Property giant British Land is having to run very fast just to keep still. Underlying pre-tax profits were up 6.3 per cent year-on-year in the quarter to 31 Dec while the estimated rental value (ERV) of its estate rose marginally, helped by a further reduction in vacancies. Those estimates look conservative – the new lettings and renewals signed during the three months were at a 7.5 per cent premium to ERV in the retail division, and a 9 per cent premium to ERV in the office division.

But none of that seemed to do much good for the aggregate value of the company, which is best measured by net asset value per share (NAV). Adjusted NAV only grew 0.3 per cent over the quarter, to 593p, and the value of the retail portfolio actually went into reverse, falling 0.3 per cent.

That may be one reason why British Land has reportedly put half of its 50 per cent stake in the Meadowhall shopping centre up for sale – alongside the stake controlled by London & Stamford. Chief executive Chris Grigg declined to confirm that specific rumour, but pointedly stressed that “everything has its price” and that British Land would be more active in “recycling capital” – effectively selling mature assets – from now on.

Investec says:

Buy. So the value of assets can go down. British Land’s Q3 figures are decent enough, but represent the first reversal in values seen in the retail segment by a major company's portfolio. We expect that trend to broaden and accelerate, especially in the retail sector. British Land’s portfolio is the most defensive of the major real-estate investment trusts in our view, with a 12-year average lease length and strong covenant quality. The statement stresses this defensive nature, which says it all.

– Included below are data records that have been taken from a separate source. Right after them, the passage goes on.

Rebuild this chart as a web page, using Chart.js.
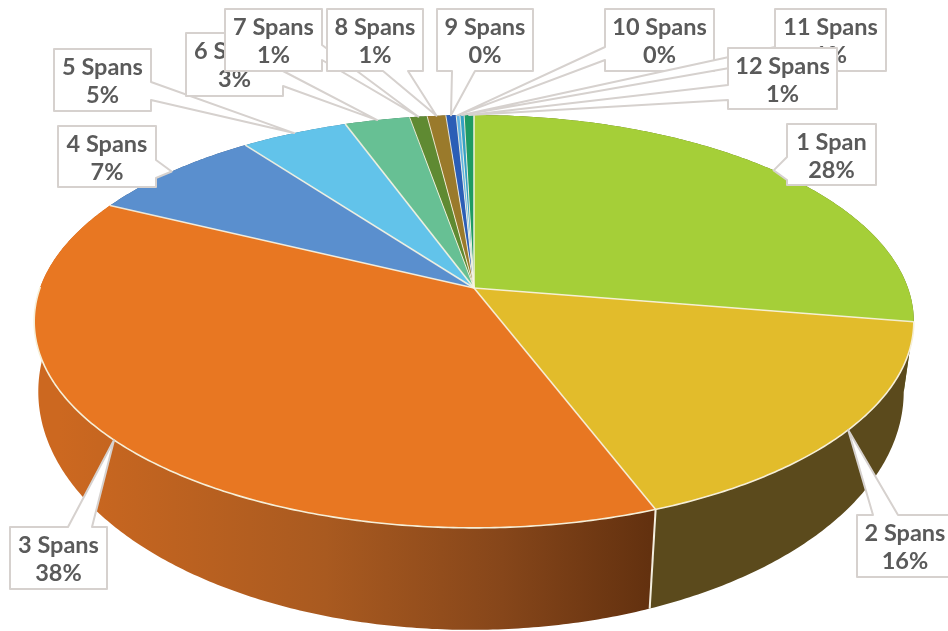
<!DOCTYPE html>
<html>
<head>
<meta charset="utf-8">
<script src="https://cdn.jsdelivr.net/npm/chart.js@4"></script>
<style>
html,body{margin:0;padding:0;background:#fff;overflow:hidden}
canvas{display:block;filter:blur(0.5px)}
</style>
</head>
<body>
<canvas id="c" width="948" height="631"></canvas>
<script>
const categories = ["1 Span","2 Spans","3 Spans","4 Spans","5 Spans","6 Spans","7 Spans","8 Spans","9 Spans","10 Spans","11 Spans","12 Spans"];
const shares = [27.6,16.6,38.0,7.6,4.6,2.8,0.75,0.8,0.44,0.16,0.18,0.42];
const percentLabels = ["28%","16%","38%","7%","5%","3%","1%","1%","0%","0%","1%","1%"];
const topColors = ["#a5cf38","#e2bc2b","#e87722","#5a8fce","#62c3ea","#67c094","#5f8a32","#9a7a2b","#2b5eb6","#62b4e2","#35a0c4","#1f9a62"];
const wallColors = ["#5c6a1c","#5b4a1c","#c8651f","#34557c","#3a7690","#3e7459","#3a541e","#5c4a1a","#1a386e","#3a6c88","#206078","#135e3c"];

// callout layout: box [x,y,w,h], edge carrying the pointer, pointer base span along that edge
const calloutBoxes = [
 [787,124,89,61,"left",157,180],
 [857,515,96,62,"top",873,898],
 [10,527,97,62,"top",68,92],
 [58,126,98,61,"right",160,178],
 [54,49,97,62,"right",82,100],
 [186,33,97,63,"right",71,86],
 [225,9,97,62,"right",45,60],
 [327,9,96,62,"bottom",383,408],
 [437,9,96,62,"bottom",452,475],
 [605,9,109,62,"left",47,60],
 [775,9,111,62,"left",47,60],
 [728,48,109,61,"left",85,100]
];

// projection of the pie disc (perspective view)
const persp = -0.162;
const topFace = {cx:474, cy:288, rx:434, ry:201};
const baseFace = {cx:471, cy:353, rx:427, ry:232};
function project(face, a){
  const c = Math.cos(a), s = Math.sin(a), d = 1 + persp * s;
  return [face.cx + face.rx * c / d, face.cy + face.ry * s / d];
}
function rimPath(ctx, face, a0, a1, move){
  const n = Math.max(2, Math.ceil(Math.abs(a1 - a0) / 0.01));
  for(let i = 0; i <= n; i++){
    const p = project(face, a0 + (a1 - a0) * i / n);
    if(i === 0 && move) ctx.moveTo(p[0], p[1]); else ctx.lineTo(p[0], p[1]);
  }
}

const pie3d = {
  id:"pie3d",
  beforeDatasetsDraw(chart){
    const ctx = chart.ctx, arcs = chart.getDatasetMeta(0).data;
    ctx.save();
    ctx.lineJoin = "round";
    // side wall
    arcs.forEach((arc,i) => {
      let a0 = arc.startAngle, a1 = arc.endAngle;
      ctx.beginPath();
      rimPath(ctx, topFace, a0, a1, true);
      rimPath(ctx, baseFace, a1, a0, false);
      ctx.closePath();
      if(i === 2){
        const g = ctx.createLinearGradient(60,0,650,0);
        g.addColorStop(0,"#cc6820");
        g.addColorStop(0.45,"#a95a20");
        g.addColorStop(0.75,"#86461a");
        g.addColorStop(1,"#63310f");
        ctx.fillStyle = g;
      } else ctx.fillStyle = wallColors[i];
      ctx.fill();
    });
    // wall divider between slice 2 and 3
    const split = arcs[1].endAngle, p0 = project(topFace, split), p1 = project(baseFace, split);
    ctx.strokeStyle = "#f3eee0"; ctx.lineWidth = 2;
    ctx.beginPath(); ctx.moveTo(p0[0],p0[1]); ctx.lineTo(p1[0],p1[1]); ctx.stroke();
    // top face
    arcs.forEach((arc,i) => {
      ctx.beginPath();
      ctx.moveTo(topFace.cx, topFace.cy);
      rimPath(ctx, topFace, arc.startAngle, arc.endAngle, false);
      ctx.closePath();
      ctx.fillStyle = topColors[i];
      ctx.fill();
    });
    arcs.forEach((arc,i) => {
      const p = project(topFace, arc.startAngle);
      ctx.beginPath();
      ctx.moveTo(topFace.cx, topFace.cy); ctx.lineTo(p[0],p[1]);
      ctx.strokeStyle = "rgba(248,244,226,0.9)"; ctx.lineWidth = i>=6 ? 1 : 1.6;
      ctx.stroke();
    });
    // pale rim along the front of the top face
    ctx.beginPath();
    rimPath(ctx, topFace, arcs[1].startAngle, arcs[2].endAngle - 0.45, true);
    ctx.strokeStyle = "#f6efd8"; ctx.lineWidth = 1.6; ctx.stroke();
    // callouts
    arcs.forEach((arc,i) => {
      const tip = project(topFace, (arc.startAngle + arc.endAngle) / 2);
      const [x,y,w,h,edge,u,v] = calloutBoxes[i];
      ctx.beginPath();
      ctx.moveTo(x,y);
      if(edge === "top"){ ctx.lineTo(u,y); ctx.lineTo(tip[0],tip[1]); ctx.lineTo(v,y); }
      ctx.lineTo(x+w,y);
      if(edge === "right"){ ctx.lineTo(x+w,u); ctx.lineTo(tip[0],tip[1]); ctx.lineTo(x+w,v); }
      ctx.lineTo(x+w,y+h);
      if(edge === "bottom"){ ctx.lineTo(v,y+h); ctx.lineTo(tip[0],tip[1]); ctx.lineTo(u,y+h); }
      ctx.lineTo(x,y+h);
      if(edge === "left"){ ctx.lineTo(x,v); ctx.lineTo(tip[0],tip[1]); ctx.lineTo(x,u); }
      ctx.closePath();
      ctx.fillStyle = "#ffffff"; ctx.fill();
      ctx.strokeStyle = "#d6d1ce"; ctx.lineWidth = 2; ctx.stroke();
      ctx.fillStyle = "#5a5a5a";
      ctx.font = "700 23.5px Lato";
      ctx.textAlign = "center"; ctx.textBaseline = "middle";
      const tx = x + w/2;
      ctx.fillText(categories[i], tx, y + 18);
      ctx.fillText(percentLabels[i], tx, y + 46);
    });
    ctx.restore();
    return false;
  }
};

new Chart(document.getElementById("c"), {
  type:"pie",
  data:{labels:categories, datasets:[{data:shares, backgroundColor:topColors}]},
  options:{
    responsive:false,
    animation:false,
    plugins:{legend:{display:false}, tooltip:{enabled:false}}
  },
  plugins:[pie3d]
});
</script>
</body>
</html>
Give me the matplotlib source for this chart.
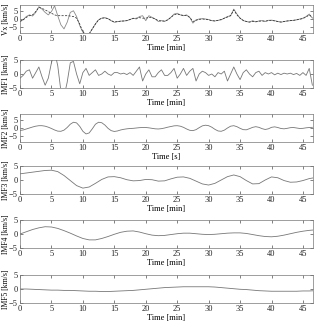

The sector may wobble on this given that the four FTSE 100 Reits have over 60 per cent portfolio exposure to retail. On a relative basis, we fear the sector is heading south. We cut our year-end NAV forecast from 604p to 590p.

Jefferies says:

Buy. The reassuringly flat portfolio valuation confirmed that British Land and the other prime Reits have assets that are still attractive to investors. In the valuation mix, offices were up 1.1 per cent and superstores were up 0.2 per cent, but retail warehouses and shopping centres were both down, by 0.6 per cent and 0.3 per cent respectively. One notable contributor to the office revaluation surplus was the development pipeline – up 4.4 per cent now that the ink is finally dry on the massive pre-letting agreement to UBS at Broadgate.